山魈(さんしょう shan1xiao1 シャンシヤオ)
山魈は中国神話の中に登場する一本足の鬼怪です。伝説中では山魈は山中の怪物の一種で身長は高く体は黒く、腕力は非常に強いと言います。豹(ひょう)よりも早く走れ、徒手で虎を切り裂く山中の覇王であり寿命は非常に長いため人々は普通の動物ではなく妖怪であると考えていました。
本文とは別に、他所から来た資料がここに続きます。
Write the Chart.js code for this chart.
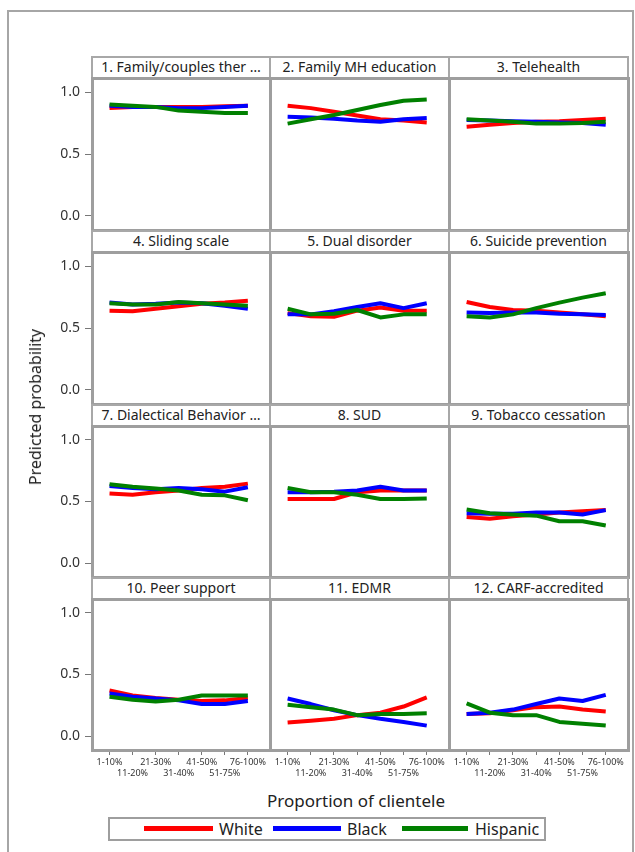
<!DOCTYPE html>
<html>
<head>
<meta charset="utf-8">
<script src="https://cdn.jsdelivr.net/npm/chart.js@4.4.1/dist/chart.umd.min.js"></script>
<style>
  body { margin: 0; background: #fff; font-family: "Noto Sans", sans-serif; }
  #page { position: relative; width: 635px; height: 852px; overflow: hidden; background: #fff; }
  .abs { position: absolute; }
  .frame { box-sizing: border-box; border: 2px solid #a6a6a6; }
  .head { box-sizing: border-box; border: 2px solid #a8a8a8; background: #fff; font-size: 14px; color: #222;
          text-align: center; line-height: 18px; white-space: nowrap; overflow: hidden; }
  .plot { box-sizing: border-box; border: 3px solid #9e9e9e; pointer-events: none; }
  .lbl { color: #222; white-space: nowrap; }
  .key { height: 5px; }
</style>
</head>
<body>
<div id="page">
  <div class="abs frame" style="left:7px;top:10px;width:627px;height:860px;"></div>
</div>
<script>
const categories = ['1-10%', '11-20%', '21-30%', '31-40%', '41-50%', '51-75%', '76-100%'];
const yTicks = [0, 0.5, 1.0];

const titles = [
  '1. Family/couples ther \u2026', '2. Family MH education', '3. Telehealth',
  '4. Sliding scale', '5. Dual disorder', '6. Suicide prevention',
  '7. Dialectical Behavior \u2026', '8. SUD', '9. Tobacco cessation',
  '10. Peer support', '11. EDMR', '12. CARF-accredited'
];

const white = [
  [0.87, 0.88, 0.88, 0.88, 0.88, 0.885, 0.89],
  [0.89, 0.87, 0.84, 0.81, 0.78, 0.77, 0.755],
  [0.72, 0.735, 0.75, 0.76, 0.765, 0.775, 0.785],
  [0.64, 0.635, 0.655, 0.675, 0.695, 0.705, 0.72],
  [0.62, 0.595, 0.59, 0.64, 0.665, 0.64, 0.64],
  [0.71, 0.67, 0.645, 0.64, 0.625, 0.61, 0.595],
  [0.565, 0.555, 0.575, 0.59, 0.61, 0.62, 0.645],
  [0.52, 0.52, 0.52, 0.575, 0.59, 0.59, 0.59],
  [0.375, 0.36, 0.38, 0.395, 0.41, 0.42, 0.43],
  [0.37, 0.33, 0.31, 0.295, 0.285, 0.29, 0.31],
  [0.11, 0.125, 0.14, 0.17, 0.19, 0.24, 0.315],
  [0.18, 0.185, 0.21, 0.235, 0.24, 0.215, 0.20]
];
const black = [
  [0.89, 0.88, 0.88, 0.87, 0.87, 0.88, 0.89],
  [0.80, 0.795, 0.785, 0.77, 0.76, 0.78, 0.79],
  [0.775, 0.77, 0.765, 0.76, 0.755, 0.75, 0.735],
  [0.705, 0.69, 0.695, 0.705, 0.70, 0.68, 0.655],
  [0.61, 0.61, 0.635, 0.67, 0.70, 0.66, 0.70],
  [0.625, 0.62, 0.625, 0.625, 0.615, 0.61, 0.605],
  [0.625, 0.61, 0.60, 0.61, 0.60, 0.58, 0.615],
  [0.575, 0.575, 0.58, 0.59, 0.62, 0.59, 0.59],
  [0.405, 0.40, 0.40, 0.41, 0.41, 0.395, 0.43],
  [0.345, 0.32, 0.305, 0.29, 0.26, 0.26, 0.285],
  [0.305, 0.26, 0.21, 0.17, 0.14, 0.115, 0.085],
  [0.18, 0.19, 0.215, 0.26, 0.305, 0.285, 0.335]
];
const hispanic = [
  [0.90, 0.89, 0.88, 0.85, 0.84, 0.83, 0.83],
  [0.745, 0.78, 0.815, 0.855, 0.895, 0.93, 0.94],
  [0.78, 0.77, 0.76, 0.745, 0.745, 0.75, 0.76],
  [0.70, 0.69, 0.69, 0.71, 0.70, 0.69, 0.68],
  [0.655, 0.61, 0.615, 0.645, 0.585, 0.61, 0.61],
  [0.595, 0.585, 0.61, 0.66, 0.705, 0.745, 0.78],
  [0.64, 0.62, 0.605, 0.59, 0.555, 0.55, 0.51],
  [0.61, 0.575, 0.575, 0.555, 0.52, 0.52, 0.525],
  [0.435, 0.405, 0.395, 0.385, 0.34, 0.34, 0.305],
  [0.32, 0.295, 0.28, 0.295, 0.33, 0.33, 0.33],
  [0.255, 0.235, 0.215, 0.17, 0.18, 0.18, 0.185],
  [0.265, 0.19, 0.17, 0.17, 0.115, 0.10, 0.085]
];

const groups = [
  { name: 'White', color: '#ff0000', values: white, order: 3 },
  { name: 'Black', color: '#0000ff', values: black, order: 2 },
  { name: 'Hispanic', color: '#008000', values: hispanic, order: 1 }
];

// panel grid
const colX = [92, 270, 449, 628];
const headTop = [56, 230, 404, 577];
const headH = 22;
const plotBottom = [230, 404, 577, 750];
const yAxisW = 52, xAxisH = 34;
const font = '"Noto Sans", sans-serif';

const page = document.getElementById('page');
function add(cls, style, text) {
  const d = document.createElement('div');
  d.className = 'abs ' + cls;
  Object.assign(d.style, style);
  if (text) d.textContent = text;
  page.appendChild(d);
  return d;
}

for (let p = 0; p < 12; p++) {
  const r = Math.floor(p / 3), c = p % 3;
  const x0 = colX[c], x1 = colX[c + 1];
  const top = headTop[r] + headH, bottom = plotBottom[r];
  const left = c === 0;
  const low = r === 3;

  const cv = document.createElement('canvas');
  const w = x1 - x0 + (left ? yAxisW : 0);
  const h = bottom - top + (low ? xAxisH : 0);
  cv.width = w; cv.height = h;
  cv.className = 'abs';
  Object.assign(cv.style, { left: (x0 - (left ? yAxisW : 0)) + 'px', top: top + 'px', width: w + 'px', height: h + 'px' });
  page.appendChild(cv);

  new Chart(cv, {
    type: 'line',
    data: {
      datasets: groups.map(g => ({
        label: g.name,
        data: g.values[p].map((v, i) => ({ x: i, y: v })),
        borderColor: g.color,
        borderWidth: 4,
        pointRadius: 0,
        tension: 0,
        fill: false,
        order: g.order,
        borderJoinStyle: 'round'
      }))
    },
    options: {
      responsive: false,
      animation: false,
      events: [],
      layout: { padding: 0 },
      plugins: { legend: { display: false }, tooltip: { enabled: false } },
      scales: {
        x: {
          type: 'linear', min: -0.76, max: 6.96, display: low,
          afterBuildTicks: s => { s.ticks = categories.map((_, i) => ({ value: i })); },
          afterFit: s => { if (low) { s.height = xAxisH; s.paddingLeft = 0; s.paddingRight = 0; } },
          grid: { drawOnChartArea: false, tickLength: 5, color: '#777' },
          border: { display: false },
          ticks: {
            autoSkip: false, maxRotation: 0, minRotation: 0, padding: 2,
            font: { size: 9, family: font }, color: '#333',
            callback: (v, i) => (i % 2 ? ['', categories[i]] : categories[i])
          }
        },
        y: {
          min: -0.113, max: 1.113, display: left,
          afterBuildTicks: s => { s.ticks = yTicks.map(v => ({ value: v })); },
          afterFit: s => { if (left) { s.width = yAxisW; s.paddingTop = 0; s.paddingBottom = 0; } },
          grid: { drawOnChartArea: false, tickLength: 7, color: '#777' },
          border: { display: false },
          ticks: { padding: 5, font: { size: 14, family: font }, color: '#333', callback: v => v.toFixed(1) }
        }
      }
    }
  });

  add('head', { left: (x0 - 1) + 'px', top: headTop[r] + 'px', width: (x1 - x0 + 2) + 'px', height: (headH + 1) + 'px' }, titles[p]);
  add('plot', { left: (x0 - 1) + 'px', top: (top - 1) + 'px', width: (x1 - x0 + 3) + 'px', height: (bottom - top + 3) + 'px' });
}

// axis titles
add('lbl', { left: '356px', top: '800px', fontSize: '17px', transform: 'translate(-50%,-50%)' }, 'Proportion of clientele');
add('lbl', { left: '35px', top: '407px', fontSize: '16px', transform: 'translate(-50%,-50%) rotate(-90deg)' }, 'Predicted probability');

// legend
add('frame', { left: '108px', top: '817px', width: '438px', height: '24px', border: '2px solid #9e9e9e' });
const keys = [[144, 213, 219], [273, 341, 347], [402, 468, 475]];
groups.forEach((g, i) => {
  const k = keys[i];
  add('key', { left: k[0] + 'px', top: '826px', width: (k[1] - k[0]) + 'px', background: g.color });
  add('lbl', { left: k[2] + 'px', top: '829px', fontSize: '16px', transform: 'translateY(-50%)' }, g.name);
});
</script>
</body>
</html>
《山海経・海内経》には、”南方に赣(かん)という巨人がおり、人面で唇が長く黒い体に長い毛が深々と生えていた。足先は前後逆にかかとが前を向いており、人を見ると笑いだし、一旦笑うと唇が顔全体を覆ってしまい、人はその隙に逃げ出した。”とあり、この巨人が山魈の原型であると言われています。
海内経に関しては以下をご覧ください!
《国語・魯語》には、”夔(き)は一足で越人は山魈と言う。”とあります。夔は一般には水神と言われており人を食べないとも言われています。《神異経》には、燃えて爆ぜる竹の音で驚く山魈の記述があり一尺ほどの高さで人は食べないとあります。
夔は商の時代には非常に重要な意味を持っていた漢字だと思われます。それは帝舜や帝俊、帝嚳などの原形となる神様がこの夔であった可能性が示唆されている上に、夔牛という一本足の牛に似た怪物もおり夔から様々な帝や神獣などに分かれて行った可能性が見て取れるからです。
出典:baidu
今回は山魈のお話でした。山海経に記載されている巨人は笑うと唇で顔が覆われ前が見えなくなるのでその隙に逃げ出すことができると言うことですが、お笑いのコント見たいですね(;´∀`) どれだけ上唇が広がるのか興味がありますが、それ以上に逃げ出すためにどうやって笑わせたらいいのか悩みます。下唇で顎を覆うとか唇を使った一発芸が効果ありそうな気がします、多分。
脚が前後逆についている姿も凄いですね。後ろ向きに歩くのでしょうか?山海経にはいろんな視点からいろんな生き物や人たちが書かれているのでその想像力に驚かされます。中には胸に穴が開いていて生きている人の胸の穴に丸太を通して運ぶと言う想像をはるかに超えた意味の分からない民族も出てきます。山海経が書かれたのは漢代だと言われていますが、この時作者たちは真面目に書いたのかそれとも人々を驚かすためにユーモアを交えて描いたのか興味がわきます。